Entretien exclusif avec Phil Brennan, Superviseur VFX de WOLVERINE, LE COMBAT DE L’IMMORTEL – Seconde partie
Article Cinéma du Lundi 25 Novembre 2013

Propos recueillis et traduits par Pascal Pinteau

Quels genres d’effets visuels avez-vous employés pendant la séquence de la bataille entre Wolverine et les ninjas ? Comment avez-vous créé les plans avec les flèches et les cordes fichées dans le dos de Wolverine ?

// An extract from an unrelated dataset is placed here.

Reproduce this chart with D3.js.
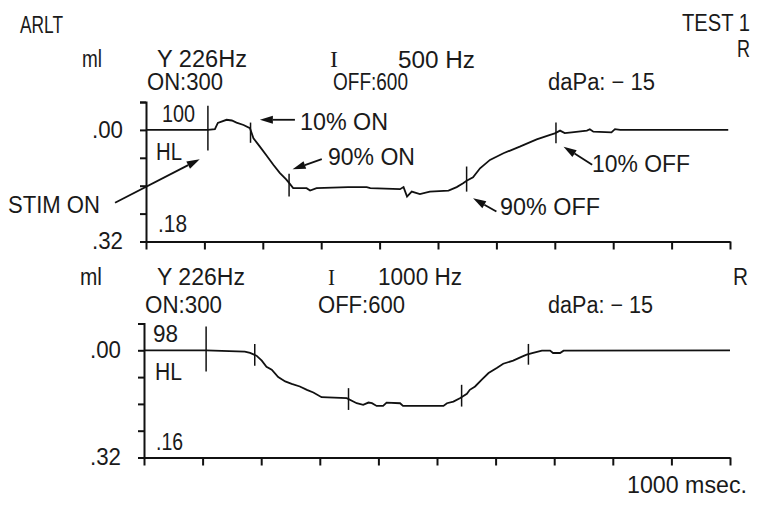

Pendant la scène de l’attaque, les flèches que l’on voit sont un mélange de « vraies » flèches et de copies 3D. Mais la plupart sont virtuelles. La raison pour laquelle nous avons procédé ainsi, c’est que même si l’on demande à un archer d’élite de tirer une flèche dont la pointe a été moulée en caoutchouc, elle est lancée avec une telle force par l’arc qu’elle peut encore blesser quelqu’un. Du coup, dans tous les plans où l’on voit des archers tirer, ils ne font que mimer le geste de tenir leur flèche, car nous avons inséré des flèches virtuelles dans ces images. Parmi les flèches qui sont « plantées dans le dos » de Hugh Jackman, plusieurs étaient de vraies flèches vissées sur un harnais fabriqué par le département des effets spéciaux, que Hugh portait sous ses vêtements. Comme il y avait de nombreux pas de vis sur la surface du harnais, nous pouvions utiliser un petit cuter pour découper de nouveaux trous dans le dos de sa veste, et visser de nouvelles flèches au fur et à mesure que la scène se déroulait… Mais nous avons ajouté des flèches 3D dans tous ces plans. Nous avons dû effacer aussi de vraies flèches dans certains plans pour résoudre des problèmes de continuité, car pendant le tournage, on revenait un peu en arrière dans le cours du combat en tournant d’autres angles des mêmes actions, et l’on retirait donc certaines flèches, mais pas toujours les bonnes. Les effets numériques ont permis d’assurer de bons raccords, même quand James a dû mélanger certains plans dans un ordre non chronologique, pour obtenir exactement la dynamique de montage qu’il souhaitait. Comme vous le disiez, il y a des cordes attachées aux flèches, mais elles sont toutes réalisées en 3D car il aurait été impossible de gérer autant de vraies cordes sur le plateau.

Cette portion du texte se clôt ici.